Ces dernières semaines, Marcel Ottiger a passé quelques nuits blanches. La raison: les nouveaux tarifs d'électricité, qui mettent sa PME au bord du gouffre. Mais le pire a pu être évité.
Depuis peu, ce cuisinier de formation a rejoint l'entreprise familiale. Il travaille pour l'entreprise et auberge Landgasthof Kreuz, à Lucerne, ainsi que dans la production de mélanges d'épices qui y est rattachée. Il devrait un jour diriger l'entreprise familiale, succèdant ainsi à son grand-père et à son père. «Notre entreprise existe depuis plus de 45 ans. Nous employons actuellement 20 personnes. Mais aujourd'hui, nous sommes confrontés à un gros problème qui menace notre existence.» C'est en ces termes dramatiques qu'il se présente à Blick.
De l'électricité pour un quart de million
Ces dernières années, l'entreprise payait 19 centimes par kilowattheure. Depuis le début de l'année, le montant est passé à la coquette somme de 69 centimes par kilowattheure. Cette hausse de prix est très importante. Avec les coûts du réseau, la PME doit soudain débourser un quart de million de francs pour l'électricité — au lieu de 65'000 francs l'année dernière.

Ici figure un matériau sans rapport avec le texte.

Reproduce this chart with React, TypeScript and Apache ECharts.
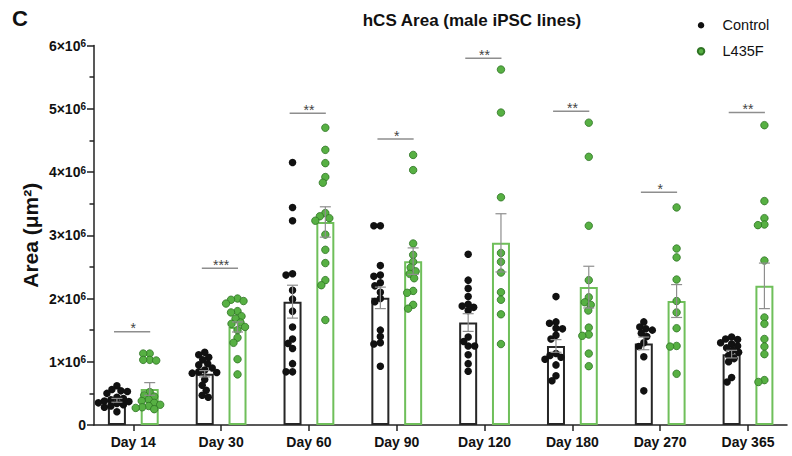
import React, { useEffect, useRef } from "react";
import * as echarts from "echarts";

const FONT = '"Liberation Sans", Arial, Helvetica, sans-serif';

// Categories
const days = ["Day 14", "Day 30", "Day 60", "Day 90", "Day 120", "Day 180", "Day 270", "Day 365"];

// Individual organoid areas, in 10^6 µm²
const controlValues: number[][] = [
  [0.62, 0.56, 0.54, 0.53, 0.5, 0.44, 0.42, 0.4, 0.38, 0.37, 0.35, 0.34, 0.32, 0.3, 0.28, 0.21],
  [1.15, 1.11, 1.07, 1.03, 0.97, 0.95, 0.9, 0.87, 0.84, 0.83, 0.82, 0.72, 0.63, 0.55, 0.47, 0.44],
  [4.15, 3.44, 3.23, 2.39, 2.37, 2.13, 1.99, 1.8, 1.55, 1.36, 1.29, 1.21, 0.97, 0.84, 0.84],
  [3.15, 3.15, 2.52, 2.37, 2.35, 2.25, 2.2, 2.1, 2.0, 1.95, 1.5, 1.4, 1.3, 1.28, 0.93],
  [2.7, 2.29, 2.16, 2.03, 1.91, 1.88, 1.86, 1.81, 1.39, 1.32, 1.25, 1.25, 1.11, 0.97, 0.85],
  [2.03, 1.63, 1.61, 1.53, 1.52, 1.42, 1.36, 1.13, 1.1, 1.07, 1.04, 0.95, 0.78, 0.7],
  [1.63, 1.55, 1.52, 1.5, 1.45, 1.4, 1.3, 1.24, 1.08, 0.54],
  [1.39, 1.36, 1.35, 1.3, 1.28, 1.25, 1.22, 1.18, 1.15, 1.1, 1.05, 1.0, 0.75, 0.68],
];
const l435fValues: number[][] = [
  [1.13, 1.13, 1.03, 1.03, 1.02, 0.52, 0.47, 0.45, 0.4, 0.38, 0.35, 0.32, 0.3, 0.28, 0.27, 0.25],
  [2.0, 1.98, 1.96, 1.92, 1.8, 1.78, 1.72, 1.68, 1.62, 1.6, 1.55, 1.5, 1.38, 1.3, 1.04, 0.8],
  [4.7, 4.35, 4.14, 3.92, 3.83, 3.35, 3.3, 3.27, 3.23, 3.01, 2.77, 2.56, 2.29, 2.21, 1.66],
  [4.27, 4.03, 2.87, 2.69, 2.58, 2.49, 2.43, 2.39, 2.32, 2.12, 2.09, 1.9, 1.84],
  [5.62, 4.94, 3.6, 2.72, 2.58, 2.41, 2.1, 1.98, 1.75, 1.28],
  [4.78, 4.24, 3.15, 2.29, 2.02, 1.94, 1.9, 1.81, 1.54, 1.43, 1.41, 1.13, 0.93],
  [3.44, 2.79, 2.65, 2.3, 1.96, 1.78, 1.53, 1.25, 1.24, 0.81],
  [4.74, 3.54, 3.27, 3.17, 3.16, 2.6, 1.7, 1.6, 1.36, 1.24, 1.12, 0.71, 0.68],
];

// Bar heights (mean) and SEM, in 10^6 µm²
const controlMean = [0.39, 0.81, 1.95, 2.01, 1.62, 1.25, 1.29, 1.12];
const controlSem = [0.03, 0.05, 0.26, 0.17, 0.14, 0.1, 0.1, 0.06];
const l435fMean = [0.57, 1.55, 3.21, 2.59, 2.88, 2.18, 1.96, 2.2];
const l435fSem = [0.1, 0.08, 0.24, 0.21, 0.46, 0.33, 0.26, 0.36];

// Significance brackets
const sigLevel = [1.475, 2.48, 4.93, 4.52, 5.8, 4.96, 3.68, 4.94];
const sigLabels = ["*", "***", "**", "*", "**", "**", "*", "**"];

// Y ticks
const yTicks = [0, 1, 2, 3, 4, 5, 6];

// Layout
const W = 792;
const H = 456;
const GRID_LEFT = 94;
const GRID_RIGHT = 5;
const GRID_TOP = 45.5;
const GRID_BOTTOM = 31;
const X_MIN = -0.4476;
const X_MAX = 7.444;
const PX_PER_X = (W - GRID_LEFT - GRID_RIGHT) / (X_MAX - X_MIN);
const PX_PER_Y = (H - GRID_TOP - GRID_BOTTOM) / (yTicks[yTicks.length - 1] - yTicks[0]);
const BAR_OFF = 16.4 / PX_PER_X;
const SIG_L = 19.3 / PX_PER_X;
const SIG_R = 16.9 / PX_PER_X;

const BLACK = "#111111";
const GREEN_BAR = "#6fbf5a";
const GREEN_DOT = "#57b043";
const GREEN_DOT_EDGE = "#2f7424";
const GREY = "#8e8e8e";

function swarmOffsets(values: number[], d: number): number[] {
  const idx = values.map((_, i) => i).sort((a, b) => values[b] - values[a]);
  const placed: { x: number; y: number }[] = [];
  const out = new Array(values.length).fill(0);
  for (const i of idx) {
    const y = values[i] * PX_PER_Y;
    for (let s = 0; s < 400; s++) {
      const c = s === 0 ? 0 : (s % 2 === 1 ? -1 : 1) * Math.ceil(s / 2) * 0.5;
      if (placed.every((p) => (p.x - c) ** 2 + (p.y - y) ** 2 >= d * d)) {
        out[i] = c;
        placed.push({ x: c, y });
        break;
      }
    }
  }
  return out;
}

function pointsFor(groups: number[][], side: number): number[][] {
  const res: number[][] = [];
  groups.forEach((vals, i) => {
    const jit = swarmOffsets(vals, 6.2);
    vals.forEach((v, k) => res.push([i + side * BAR_OFF + jit[k] / PX_PER_X, v]));
  });
  return res;
}

export default function App() {
  const ref = useRef<HTMLDivElement>(null);
  useEffect(() => {
    if (!ref.current) return;
    const chart = echarts.init(ref.current, undefined, { renderer: "svg" });

    const barData: any[] = [];
    days.forEach((_, i) => {
      barData.push({
        value: [i - BAR_OFF, controlMean[i]],
        itemStyle: { color: "rgba(255,255,255,0)", borderColor: "#262626", borderWidth: 2 },
      });
      barData.push({
        value: [i + BAR_OFF, l435fMean[i]],
        itemStyle: { color: "rgba(255,255,255,0)", borderColor: GREEN_BAR, borderWidth: 2 },
      });
    });

    const errData: number[][] = [];
    days.forEach((_, i) => {
      errData.push([i - BAR_OFF, controlMean[i], controlSem[i]]);
      errData.push([i + BAR_OFF, l435fMean[i], l435fSem[i]]);
    });

    const sigData = sigLevel.map((y, i) => [i, y]);

    const option: any = {
      animation: false,
      backgroundColor: "#ffffff",
      textStyle: { fontFamily: FONT },
      grid: {
        left: GRID_LEFT,
        right: GRID_RIGHT,
        top: GRID_TOP,
        bottom: GRID_BOTTOM,
        containLabel: false,
        outerBoundsMode: "none",
      },
      legend: {
        data: [
          { name: "Control", icon: "circle" },
          { name: "L435F", icon: "circle" },
        ],
        orient: "vertical",
        left: 696.8,
        top: 17.8,
        padding: 0,
        itemWidth: 33,
        itemHeight: 6.5,
        itemGap: 11,
        selectedMode: false,
        textStyle: { fontSize: 14.5, fontFamily: FONT, color: "#111" },
      },
      graphic: [
        {
          type: "text",
          x: 12,
          y: 18,
          style: {
            text: "C",
            fill: "#111",
            fontSize: 22,
            fontWeight: "bold",
            fontFamily: FONT,
            align: "left",
            verticalAlign: "middle",
          },
        },
        {
          type: "text",
          x: 472,
          y: 20,
          style: {
            text: "hCS Area (male iPSC lines)",
            fill: "#111",
            fontSize: 17,
            fontWeight: "bold",
            fontFamily: FONT,
            align: "center",
            verticalAlign: "middle",
          },
        },
      ],
      xAxis: {
        type: "value",
        min: X_MIN,
        max: X_MAX,
        splitLine: { show: false },
        axisLine: { show: true, onZero: false, lineStyle: { color: "#222", width: 1.5 } },
        axisTick: {
          show: true,
          length: 6,
          customValues: days.map((_, i) => i),
          lineStyle: { color: "#222", width: 1.5 },
        },
        axisLabel: {
          customValues: days.map((_, i) => i),
          formatter: (v: number) => days[Math.round(v)] ?? "",
          margin: 10,
          fontSize: 14,
          fontWeight: "bold",
          fontFamily: FONT,
          color: "#111",
        },
      },
      yAxis: {
        type: "value",
        min: yTicks[0],
        max: yTicks[yTicks.length - 1],
        interval: 1,
        name: "Area (μm²)",
        nameLocation: "middle",
        nameGap: 53,
        nameMoveOverlap: false,
        nameTextStyle: { fontSize: 21, fontWeight: "bold", fontFamily: FONT, color: "#111" },
        splitLine: { show: false },
        axisLine: { show: true, onZero: false, lineStyle: { color: "#222", width: 1.5 } },
        axisTick: { show: true, length: 7, lineStyle: { color: "#222", width: 1.5 } },
        minorTick: { show: true, splitNumber: 2, length: 4.5, lineStyle: { color: "#222", width: 1.5 } },
        minorSplitLine: { show: false },
        axisLabel: {
          margin: 8,
          formatter: (v: number) => (v === 0 ? "{a|0}" : `{a|${v}×10}{s|6}`),
          rich: {
            a: { fontSize: 14, fontWeight: "bold", fontFamily: FONT, color: "#111" },
            s: {
              fontSize: 10,
              fontWeight: "bold",
              fontFamily: FONT,
              color: "#111",
              verticalAlign: "top",
              lineHeight: 7,
            },
          },
        },
      },
      series: [
        {
          name: "means",
          type: "bar",
          barWidth: 18,
          data: barData,
          z: 2,
        },
        {
          name: "Control",
          type: "scatter",
          symbol: "circle",
          symbolSize: 7.5,
          itemStyle: { color: BLACK, opacity: 1 },
          data: pointsFor(controlValues, -1),
          z: 3,
        },
        {
          name: "L435F",
          type: "scatter",
          symbol: "circle",
          symbolSize: 7.5,
          itemStyle: { color: GREEN_DOT, borderColor: GREEN_DOT_EDGE, borderWidth: 0.8, opacity: 1 },
          data: pointsFor(l435fValues, 1),
          z: 3,
        },
        {
          name: "sem",
          type: "custom",
          z: 4,
          data: errData,
          encode: { x: 0, y: 1 },
          renderItem: (params: any, api: any) => {
            const x = api.value(0);
            const m = api.value(1);
            const s = api.value(2);
            const top = api.coord([x, m + s]);
            const bot = api.coord([x, m - s]);
            const half = 5.5;
            const st = { stroke: GREY, lineWidth: 1.2 };
            return {
              type: "group",
              children: [
                { type: "line", shape: { x1: top[0], y1: top[1], x2: bot[0], y2: bot[1] }, style: st },
                { type: "line", shape: { x1: top[0] - half, y1: top[1], x2: top[0] + half, y2: top[1] }, style: st },
                { type: "line", shape: { x1: bot[0] - half, y1: bot[1], x2: bot[0] + half, y2: bot[1] }, style: st },
              ],
            };
          },
        },
        {
          name: "significance",
          type: "custom",
          z: 4,
          data: sigData,
          encode: { x: 0, y: 1 },
          renderItem: (params: any, api: any) => {
            const i = api.value(0);
            const y = api.value(1);
            const a = api.coord([i - SIG_L, y]);
            const b = api.coord([i + SIG_R, y]);
            const c = api.coord([i, y]);
            return {
              type: "group",
              children: [
                {
                  type: "line",
                  shape: { x1: a[0], y1: a[1], x2: b[0], y2: b[1] },
                  style: { stroke: GREY, lineWidth: 1.5 },
                },
                {
                  type: "text",
                  x: c[0],
                  y: c[1] - 3.5,
                  style: {
                    text: sigLabels[params.dataIndex],
                    fill: "#444",
                    fontSize: 14,
                    fontFamily: FONT,
                    align: "center",
                    verticalAlign: "middle",
                  },
                },
              ],
            };
          },
        },
      ],
    };

    chart.setOption(option);
    return () => chart.dispose();
  }, []);

  return (
    <div
      ref={ref}
      style={{ position: "absolute", left: 0, top: 0, width: W, height: H, background: "#fff" }}
    />
  );
}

«Je ne veux pas me plaindre, explique Marcel Ottiger. Je veux juste montrer ce qui nous attend tous.» Beaucoup d'emplois seraient sur la sellette. «Chez nous, la plupart du temps, c'est encore du travail manuel.» Les exploitants d'électricité profiteraient de la situation pour se remplir les poches avec l'argent des PME. Au détriment des petites entreprises, soupçonne-t-il.
Plus qu'un simple bistrot
«Toute l'entreprise familiale souffre beaucoup de ces coûts», se désole Marcel Ottiger. Il dirige le restaurant Kreuz - connu au-delà des frontières cantonales pour son légendaire cordon bleu d'un kilo — et la société Ottiger Gastro und Food SA avec son père Werner Ottiger et son grand-père Werner Ottiger. «Le Kreuz est plus qu'un simple bistrot, dit-il fièrement. Mon grand-père a acheté le local en 1976 et a ensuite développé son propre bouillon», raconte-t-il.
Le mélange a ensuite été vendu dans tout le pays. Werner Ottiger senior a ensuite développé un produit après l'autre. Par exemple, des mélanges d'épices pour les frites, le barbecue ou les salades. L'entreprise était florissante. La colère de Marcel Ottiger n'en est que plus grande: «Il est inadmissible que cette histoire familiale à succès menace de s'arrêter à cause des prix élevés de l'électricité.»
250'000 francs de frais
Ses craintes sont tout à fait fondées. «Nous avons dû augmenter les prix, le cœur lourd», s'attriste Marcel Ottiger. Deux gros clients se seraient déjà retirés. «Si cela continue ainsi, nous allons probablement faire faillite à la fin de l'année», craint-il.
Comme il le dit à Blick, il s'est senti mis sous pression et arnaqué par son fournisseur d'électricité CKW. Celui-ci l'a régulièrement contacté pour lui proposer de nouveaux contrats d'électricité. «Je n'ai jamais eu plus de deux heures pour me décider», se souvient le restaurateur. Certaines offres étaient même nettement supérieures au prix auquel Marcel Ottiger a fini par conclure.
Achat sur le marché libre
Blick a confronté le fournisseur d'électricité CKW à cette pratique commerciale. «Nous comprenons que les clients se sentent mis sous pression.» Malheureusement, il ne peut en être autrement avec les prix actuellement très volatils. «Nous achetons l'énergie pour le client au prix du marché.»
Les clients du marché libre ont d'ailleurs profité de prix très bas ces dernières années. La décision de savoir quand et à quel prix acheter l'électricité ne peut pas être prise à la place des acheteurs. «C'est toujours au client de décider.»
Soudain une facture mixte
Mais le fournisseur d'électricité peut tout de même faire un pas vers le client. En effet, après l'intervention de Blick, CKW a contacté les Ottiger, dont les besoins annuels moyens s'élèvent à 300'000 kilowattheures. «Nous aurons maintenant une facture de 2023 à 2026, ce qui répartira les coûts. Nous nous en sortirons mieux», déclare Marcel Ottiger, soulagé. Les coûts d'électricité pour cette année s'élèvent désormais à 140'000 francs — et sont donc clairement inférieurs à ceux du début de l'année. L'entreprise familiale est, pour le moment, sauve.